Decentralized insurance markets face a distinctive challenge when pricing correlated smart contract risks because failures are not independent events but can cascade across protocols, chains, and user wallets. Research by Christian Catalini MIT and Joshua Gans University of Toronto explains how blockchain networks amplify economic interdependence through composability and shared liquidity, increasing systemic exposure. Empirical work by Philip Daian Cornell University highlights on-chain mechanisms such as miner-extractable value that produce simultaneous shocks across contracts, making traditional actuarial independence assumptions unreliable.

Modeling correlation

Accurate pricing begins with explicit modeling of dependence. Techniques from financial risk management—copulas to capture tail dependence, stress testing to simulate joint shocks, and scenario analysis that includes protocol-level failures—are essential. Models must account for common-mode failures caused by shared dependencies such as widely used libraries, oracle feeds, or consensus layer outages. Model uncertainty is large because historical data is limited; therefore forward-looking simulations that combine code-level vulnerability scans, on-chain metrics, and adversarial scenarios improve calibration. Independent academic audits and formal verification reduce asymmetric information between underwriters and insureds but cannot eliminate the possibility of simultaneous exploits.

Market mechanisms

Decentralized markets can implement layered mechanisms to price and absorb correlated risk. Tranching and reinsurance allow capital to be allocated with different risk appetites, while parametric products with objective triggers limit ambiguous claims resolution. Dynamic premium curves that rise with measured systemic exposure, and capital requirements tied to on-chain stress metrics, create market incentives for risk-reducing behavior. Oracles that deliver standardized, high-integrity risk indices reduce information frictions, though they introduce oracle risk that must itself be hedged.
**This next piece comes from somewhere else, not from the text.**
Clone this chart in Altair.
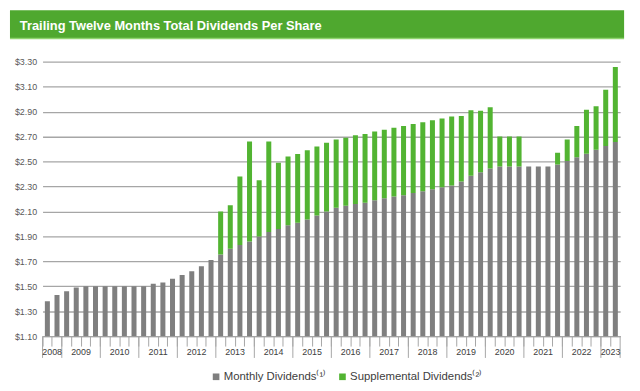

Human, cultural, and territorial nuances shape these approaches. Risk appetite varies across communities and jurisdictions, affecting capital supply and regulatory acceptance. Environmental choices such as chain selection influence systemic profiles because consensus mechanisms and validator distributions differ by geography. Consequences of mispriced correlated risk include liquidity cascades, insolvency of mutual pools, and reputational damage that reduces participation. Addressing these outcomes requires combining technical risk assessment, economic design, and governance frameworks that reward transparency and diversification while acknowledging residual systemic uncertainty.